Sen. Cory Booker (D-N.J.) christened SXSW Interactive on Friday with an optimistic, professorial speech on the state of the American dream. Whereas Obama used this occasion last year to call for more collaboration between Silicon Valley and the government, Booker was here to talk Trump.
“I don’t know if you’ve heard, we have a new president,” Booker told the techie audience gathered in Austin, Texas.
The popular Democrat many have touted as a future presidential contender focused his hourlong address on social injustices, drilling down on items like civic participation, police brutality, and Attorney General Jeff Sessions.
“I am hurting. I feel a sense of pain about my country,” Booker said, before arguing that Sessions was “speaking against us” with respect to the attorney general’s stances on mandatory minimum sentences, private prisons, and police accountability.
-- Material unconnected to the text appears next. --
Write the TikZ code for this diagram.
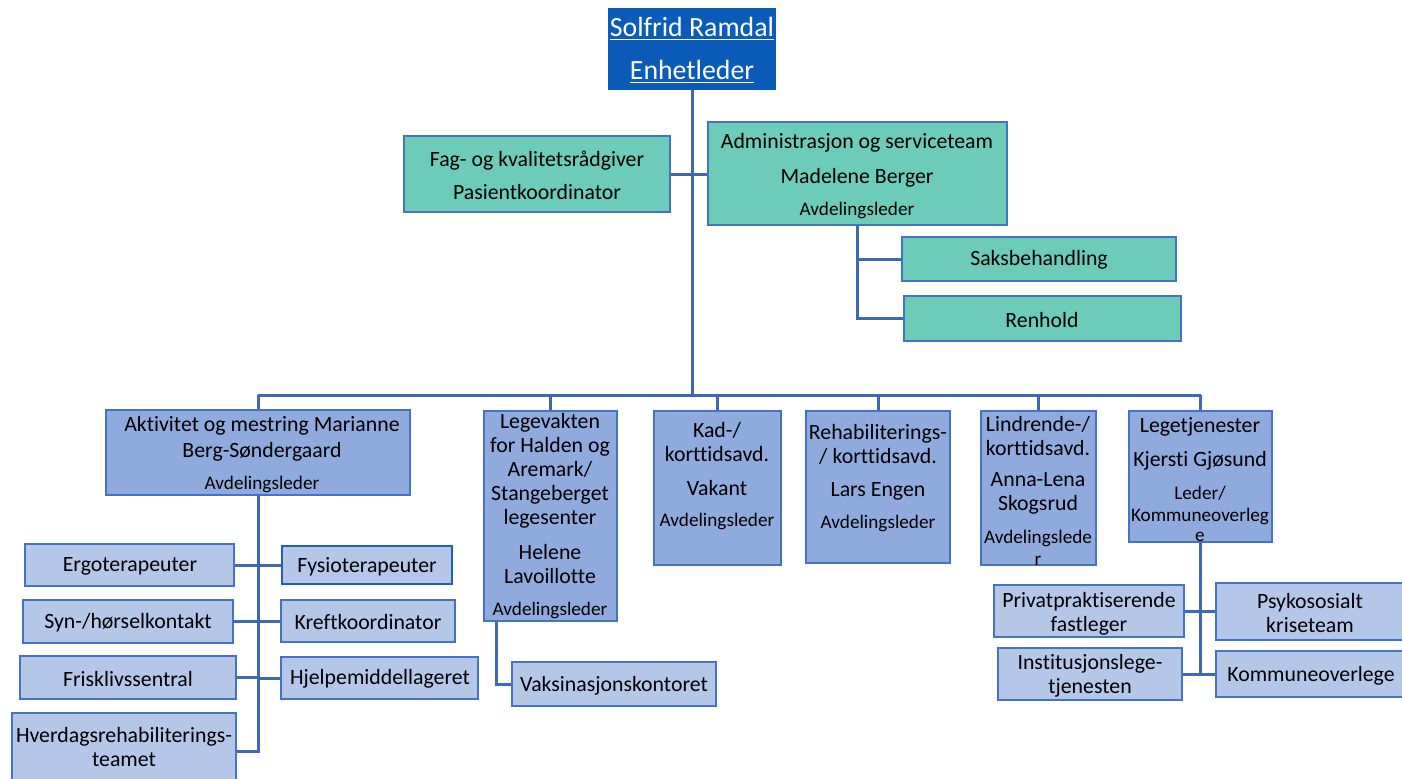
\documentclass[tikz,border=0pt]{standalone}
\usepackage{fontspec}
\setmainfont{Carlito}[Ligatures=NoCommon]
\usetikzlibrary{fit,calc}
\definecolor{topblue}{HTML}{0A5CB8}
\definecolor{tealfill}{HTML}{6CCBB9}
\definecolor{lvtwo}{HTML}{8FAADC}
\definecolor{lvthree}{HTML}{B4C7E7}
\definecolor{edgeblue}{HTML}{4472C4}
\definecolor{darkedge}{HTML}{1F5FB5}
\definecolor{connblue}{HTML}{3F67B6}
\newcommand{\fmain}{\fontsize{10.9}{12}\selectfont}
\newcommand{\fsmall}{\fontsize{9.6}{11}\selectfont}
\begin{document}
\begin{tikzpicture}[x=0.5pt,y=-0.5pt,
  boxbase/.style={draw=edgeblue, line width=1pt, inner sep=0pt},
  topbox/.style={boxbase, fill=topblue, draw=topblue},
  tealbox/.style={boxbase, fill=tealfill},
  ltwo/.style={boxbase, fill=lvtwo},
  lthree/.style={boxbase, fill=lvthree},
  txt/.style={align=center, font=\fmain, inner sep=0pt, text=black, yshift=-0.9pt},
  conn/.style={draw=connblue, line width=1.5pt}]
\useasboundingbox (0,0) rectangle (1402,778);
\fill[white] (0,0) rectangle (1402,778);
% boxes
\node[topbox, fit={(609,9) (775,89)}] (topB) {};
\node[tealbox, fit={(404,136) (670,212)}] (fagB) {};
\node[tealbox, fit={(708,122) (1007,225)}] (admB) {};
\node[tealbox, fit={(902,237) (1176,281)}] (saksB) {};
\node[tealbox, fit={(904,296) (1181,341)}] (renhB) {};
\node[ltwo, fit={(106,410) (410,495)}] (aktB) {};
\node[ltwo, fit={(484,411) (617,621)}] (legB) {};
\node[ltwo, fit={(654,411) (781,565)}] (kadB) {};
\node[ltwo, fit={(806,411) (950,563)}] (rehB) {};
\node[ltwo, fit={(981,411) (1096,565)}] (linB) {};
\node[ltwo, fit={(1129,411) (1272,542)}] (legetB) {};
\node[lthree, fit={(25,544) (234,586)}] (ergoB) {};
\node[lthree, fit={(23,600) (233,643)}] (synB) {};
\node[lthree, fit={(20,656) (236,699)}] (friskB) {};
\node[lthree, fit={(12,713) (236,790)}] (hverdB) {};
\node[lthree, draw=darkedge, line width=1.3pt, fit={(282,546) (452,584)}] (fysioB) {};
\node[lthree, fit={(281,600) (455,642)}] (kreftB) {};
\node[lthree, fit={(281,657) (478,699)}] (hjelpB) {};
\node[lthree, fit={(512,662) (716,706)}] (vaksB) {};
\node[lthree, fit={(994,585) (1184,637)}] (privB) {};
\node[lthree, fit={(1216,583) (1410,640)}] (psykB) {};
\node[lthree, fit={(998,648) (1182,700)}] (instB) {};
\node[lthree, fit={(1216,651) (1410,697)}] (kommB) {};
% texts
\node[txt, text=white, font=\fontsize{13.9}{21.5}\selectfont] (topT) at (692,49) {\underline{Solfrid Ramdal}\\\underline{Enhetleder}};
\node[txt] (fagT) at (537,173.5) {Fag- og kvalitetsrådgiver\\[4.5pt]Pasientkoordinator};
\node[txt] (admT) at (857,174.5) {Administrasjon og serviceteam\\[5.5pt]Madelene Berger\\[4pt]{\fsmall Avdelingsleder}};
\node[txt] (saksT) at (1039,258) {Saksbehandling};
\node[txt] (renhT) at (1042,318) {Renhold};
\node[txt] (aktT) at (262,453) {Aktivitet og mestring Marianne\\[1pt]Berg-Søndergaard\\[4pt]{\fsmall Avdelingsleder}};
\node[txt] (legT) at (550,514.5) {Legevakten\\for Halden og\\Aremark/\\Stangeberget\\legesenter\\[5.5pt]Helene\\Lavoillotte\\[4pt]{\fsmall Avdelingsleder}};
\node[txt] (kadT) at (717,474) {Kad-/\\korttidsavd.\\[5pt]Vakant\\[3.5pt]{\fsmall Avdelingsleder}};
\node[txt] (rehT) at (878,476) {Rehabiliterings-\\/ korttidsavd.\\[4.5pt]Lars Engen\\[4pt]{\fsmall Avdelingsleder}};
\node[txt] (linT) at (1038,489.5) {Lindrende-/\\korttidsavd.\\[3.5pt]Anna-Lena\\Skogsrud\\[4.5pt]{\fsmall Avdelingslede}\\[-1pt]{\fsmall r}};
\node[txt] (legetT) at (1200,477.5) {Legetjenester\\[5pt]Kjersti Gjøsund\\[4.5pt]{\fsmall Leder/}\\[-1pt]{\fsmall Kommuneoverleg}\\[-2pt]{\fsmall e}};
\node[txt] (ergoT) at (130,565) {Ergoterapeuter};
\node[txt] (synT) at (128,621) {Syn-/hørselkontakt};
\node[txt] (friskT) at (128,677) {Frisklivssentral};
\node[txt] (hverdT) at (124,745) {Hverdagsrehabiliterings-\\teamet};
\node[txt] (fysioT) at (367,565) {Fysioterapeuter};
\node[txt] (kreftT) at (368,620) {Kreftkoordinator};
\node[txt] (hjelpT) at (380,677) {Hjelpemiddellageret};
\node[txt] (vaksT) at (614,684) {Vaksinasjonskontoret};
\node[txt] (privT) at (1089,611.5) {Privatpraktiserende\\fastleger};
\node[txt] (psykT) at (1310,611.5) {Psykososialt\\kriseteam};
\node[txt] (instT) at (1090,674) {Institusjonslege-\\tjenesten};
\node[txt] (kommT) at (1311,674) {Kommuneoverlege};
% connectors
\coordinate (bus) at (692,395);
\draw[conn] (topB.south) -- (bus);
\draw[conn] (fagB.east) -- (fagB.east -| admB.west);
\draw[conn] (admB.south) |- (saksB.west);
\draw[conn] (admB.south) |- (renhB.west);
\draw[conn] (aktB.north |- bus) -- (legetB.north |- bus);
\foreach \n in {aktB,legB,kadB,rehB,linB,legetB} \draw[conn] (\n.north |- bus) -- (\n.north);
\draw[conn] (aktB.south) |- (hverdB.east);
\foreach \n in {ergoB,synB,friskB} \draw[conn] (aktB.south |- \n.east) -- (\n.east);
\foreach \n in {fysioB,kreftB,hjelpB} \draw[conn] (aktB.south |- \n.west) -- (\n.west);
\coordinate (legdrop) at ($(legB.south west)+(13,0)$);
\draw[conn] (legdrop) |- (vaksB.west);
\draw[conn] (legetB.south) -- (legetB.south |- instB.east);
\foreach \n in {privB,instB} \draw[conn] (legetB.south |- \n.east) -- (\n.east);
\foreach \n in {psykB,kommB} \draw[conn] (legetB.south |- \n.west) -- (\n.west);
\end{tikzpicture}
\end{document}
Booker also critiqued Trump for “demeaning and degrading” Americans: “I was shaken that someone like that could continue to be elevated,” Booker said.
Pivoting to tech, Booker unpacked social media and fake news.
“I am not a lover of the separations that are becoming easier and more convenient where we can create our own virtual bubble… It’s becoming even easier for us to have confirmation bias,” Booker said. “Not seeing each other creates a very dangerous reality.”
He called social media a “neutral platform,” and urged “activists and artists” to use it as a “tool for re-stitching our society.” He added that a recent video he posted to Facebook enjoyed more than a million views, and that social media is key “for African-Americans not to feel alone in this society.”
And yet, the whole bubble thing.
“I’m happy that folk are getting woke,” Booker said playfully, but implored young people to actively volunteer locally, and then post about their trip to the soup kitchen.
Making his second appearance at SXSW since 2013, Booker also fielded questions about a possible White House run in 2020.
“I’m running from the president, I’m not running for president,” he said, before criticizing fellow senators who put future government promotions over service. “I don’t know what the future holds, but at this time in American history, I want to be a fearsome truth teller.”